=== SHORT PROBLEM ===
Extract each line of the material that follows exactly and omit its pictures.
Start RECORDED DATA
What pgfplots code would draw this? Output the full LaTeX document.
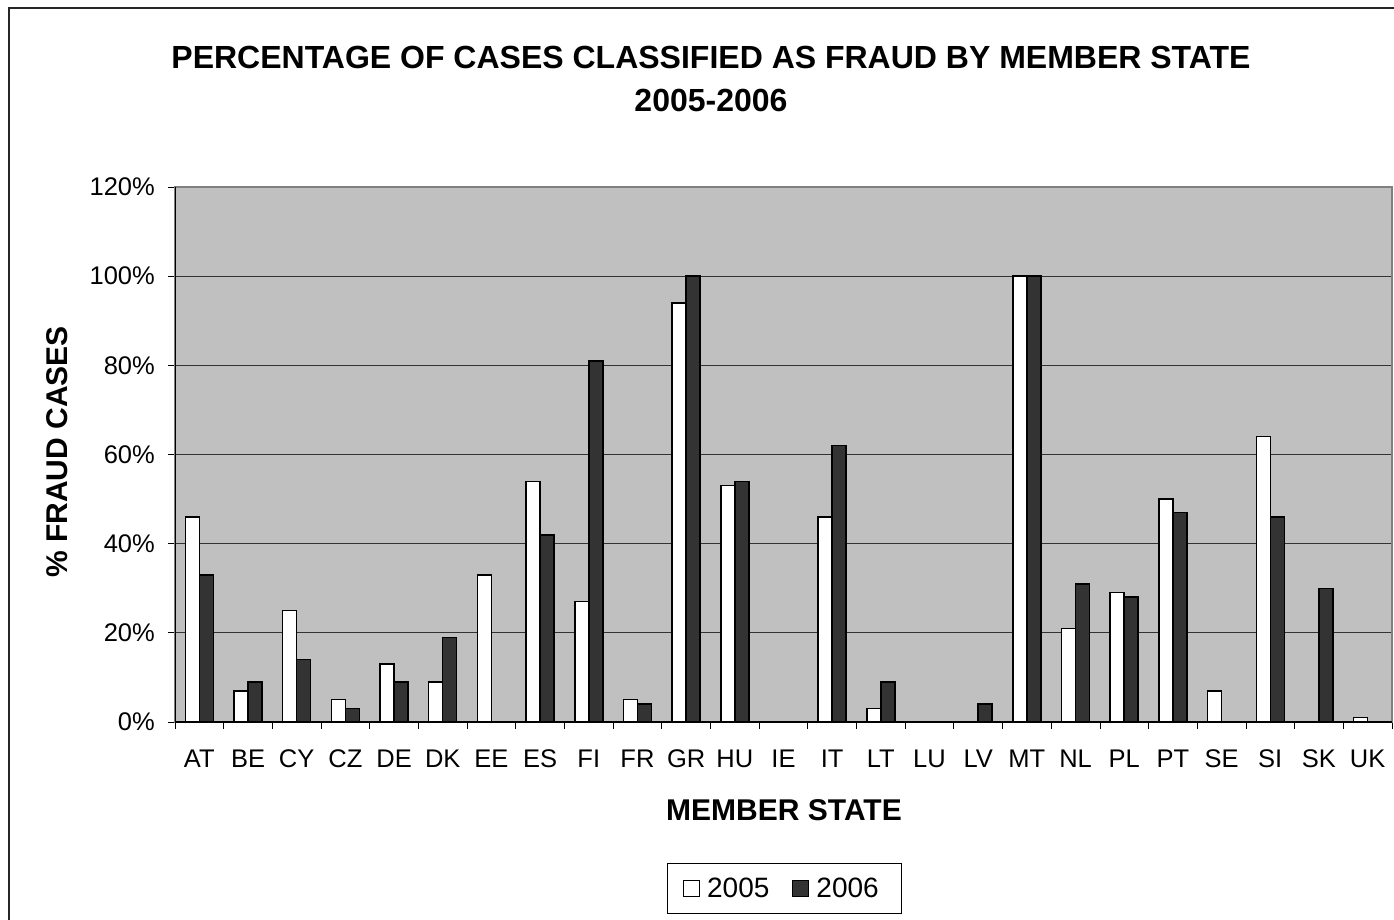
\documentclass[border=0pt]{standalone}
\usepackage{pgfplots}
\pgfplotsset{compat=1.18}
\usepackage{fontspec}
\setmainfont{Liberation Sans}
\definecolor{bg}{HTML}{C0C0C0}
\definecolor{dk}{HTML}{333333}
\begin{document}
\begin{tikzpicture}[x=1pt,y=1pt]
\useasboundingbox (0,0) rectangle (1394,919);
\draw[line width=2pt, black!85] (9,-5) -- (9,911) -- (1400,911);
\node[font=\fontsize{32}{43}\selectfont\bfseries, align=center] at (711,919-79) {PERCENTAGE OF CASES CLASSIFIED AS FRAUD BY MEMBER STATE\\2005-2006};
\node[font=\fontsize{30}{34}\selectfont\bfseries, rotate=90] at (57,919-452) {\% FRAUD CASES};
\node[font=\fontsize{30}{34}\selectfont\bfseries] at (784,919-810) {MEMBER STATE};
\begin{axis}[
  at={(175pt,197pt)}, anchor=south west,
  width=1217pt, height=535pt, scale only axis,
  ybar=0pt, bar width=14pt,
  xmin=-0.5, xmax=24.5, ymin=0, ymax=120,
  axis background/.style={fill=bg},
  axis line style={draw=black!50, line width=1.5pt},
  xtick={0,...,24},
  xticklabels={AT,BE,CY,CZ,DE,DK,EE,ES,FI,FR,GR,HU,IE,IT,LT,LU,LV,MT,NL,PL,PT,SE,SI,SK,UK},
  major x tick style={draw=none},
  minor xtick={-0.5,0.5,...,24.5},
  minor x tick style={black, line width=0.8pt},
  minor tick length=7pt,
  ytick={0,20,...,120},
  y tick style={black, line width=0.8pt},
  major tick length=7pt,
  tick align=outside,
  tick pos=left,
  yticklabel={\pgfmathprintnumber{\tick}\%},
  /pgf/number format/assume math mode=true,
  ticklabel style={font=\fontsize{25.5}{30}\selectfont},
  x tick label style={anchor=base, inner sep=0pt, yshift=-38pt},
  y tick label style={anchor=east, inner sep=0pt, xshift=-13pt},
  ymajorgrids,
  grid style={black!80, line width=0.8pt},
  legend style={at={(0.5008,-0.311)}, anchor=center, legend columns=2, draw=black, line width=0.8pt,
    font=\fontsize{28}{32}\selectfont, inner xsep=16pt, inner ysep=12pt,
    nodes={inner xsep=7pt},
    /tikz/every even column/.append style={column sep=16pt}},
  legend image code/.code={\draw[#1, line width=1pt] (0pt,-8pt) rectangle (16pt,8pt);},
]
\addplot[draw=black, line width=1.5pt, fill=white] coordinates {
(0,46) (1,7) (2,25) (3,5) (4,13) (5,9) (6,33) (7,54) (8,27) (9,5) (10,94) (11,53) (12,0)
(13,46) (14,3) (15,0) (16,0) (17,100) (18,21) (19,29) (20,50) (21,7) (22,64) (23,0) (24,1)};
\addplot[draw=black, line width=1.5pt, fill=dk] coordinates {
(0,33) (1,9) (2,14) (3,3) (4,9) (5,19) (6,0) (7,42) (8,81) (9,4) (10,100) (11,54) (12,0)
(13,62) (14,9) (15,0) (16,4) (17,100) (18,31) (19,28) (20,47) (21,0) (22,46) (23,30) (24,0)};
\legend{2005,2006}
\draw[black, line width=1.5pt] (rel axis cs:0,1) -- (rel axis cs:0,0) -- (rel axis cs:1,0);
\end{axis}
\end{tikzpicture}
\end{document}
End RECORDED DATA
=== TASK RESPONSE ===
What pgfplots code would draw this? Output the full LaTeX document.
\documentclass[border=0pt]{standalone}
\usepackage{pgfplots}
\pgfplotsset{compat=1.18}
\usepackage{fontspec}
\setmainfont{Liberation Sans}
\definecolor{bg}{HTML}{C0C0C0}
\definecolor{dk}{HTML}{333333}
\begin{document}
\begin{tikzpicture}[x=1pt,y=1pt]
\useasboundingbox (0,0) rectangle (1394,919);
\draw[line width=2pt, black!85] (9,-5) -- (9,911) -- (1400,911);
\node[font=\fontsize{32}{43}\selectfont\bfseries, align=center] at (711,919-79) {PERCENTAGE OF CASES CLASSIFIED AS FRAUD BY MEMBER STATE\\2005-2006};
\node[font=\fontsize{30}{34}\selectfont\bfseries, rotate=90] at (57,919-452) {\% FRAUD CASES};
\node[font=\fontsize{30}{34}\selectfont\bfseries] at (784,919-810) {MEMBER STATE};
\begin{axis}[
  at={(175pt,197pt)}, anchor=south west,
  width=1217pt, height=535pt, scale only axis,
  ybar=0pt, bar width=14pt,
  xmin=-0.5, xmax=24.5, ymin=0, ymax=120,
  axis background/.style={fill=bg},
  axis line style={draw=black!50, line width=1.5pt},
  xtick={0,...,24},
  xticklabels={AT,BE,CY,CZ,DE,DK,EE,ES,FI,FR,GR,HU,IE,IT,LT,LU,LV,MT,NL,PL,PT,SE,SI,SK,UK},
  major x tick style={draw=none},
  minor xtick={-0.5,0.5,...,24.5},
  minor x tick style={black, line width=0.8pt},
  minor tick length=7pt,
  ytick={0,20,...,120},
  y tick style={black, line width=0.8pt},
  major tick length=7pt,
  tick align=outside,
  tick pos=left,
  yticklabel={\pgfmathprintnumber{\tick}\%},
  /pgf/number format/assume math mode=true,
  ticklabel style={font=\fontsize{25.5}{30}\selectfont},
  x tick label style={anchor=base, inner sep=0pt, yshift=-38pt},
  y tick label style={anchor=east, inner sep=0pt, xshift=-13pt},
  ymajorgrids,
  grid style={black!80, line width=0.8pt},
  legend style={at={(0.5008,-0.311)}, anchor=center, legend columns=2, draw=black, line width=0.8pt,
    font=\fontsize{28}{32}\selectfont, inner xsep=16pt, inner ysep=12pt,
    nodes={inner xsep=7pt},
    /tikz/every even column/.append style={column sep=16pt}},
  legend image code/.code={\draw[#1, line width=1pt] (0pt,-8pt) rectangle (16pt,8pt);},
]
\addplot[draw=black, line width=1.5pt, fill=white] coordinates {
(0,46) (1,7) (2,25) (3,5) (4,13) (5,9) (6,33) (7,54) (8,27) (9,5) (10,94) (11,53) (12,0)
(13,46) (14,3) (15,0) (16,0) (17,100) (18,21) (19,29) (20,50) (21,7) (22,64) (23,0) (24,1)};
\addplot[draw=black, line width=1.5pt, fill=dk] coordinates {
(0,33) (1,9) (2,14) (3,3) (4,9) (5,19) (6,0) (7,42) (8,81) (9,4) (10,100) (11,54) (12,0)
(13,62) (14,9) (15,0) (16,4) (17,100) (18,31) (19,28) (20,47) (21,0) (22,46) (23,30) (24,0)};
\legend{2005,2006}
\draw[black, line width=1.5pt] (rel axis cs:0,1) -- (rel axis cs:0,0) -- (rel axis cs:1,0);
\end{axis}
\end{tikzpicture}
\end{document}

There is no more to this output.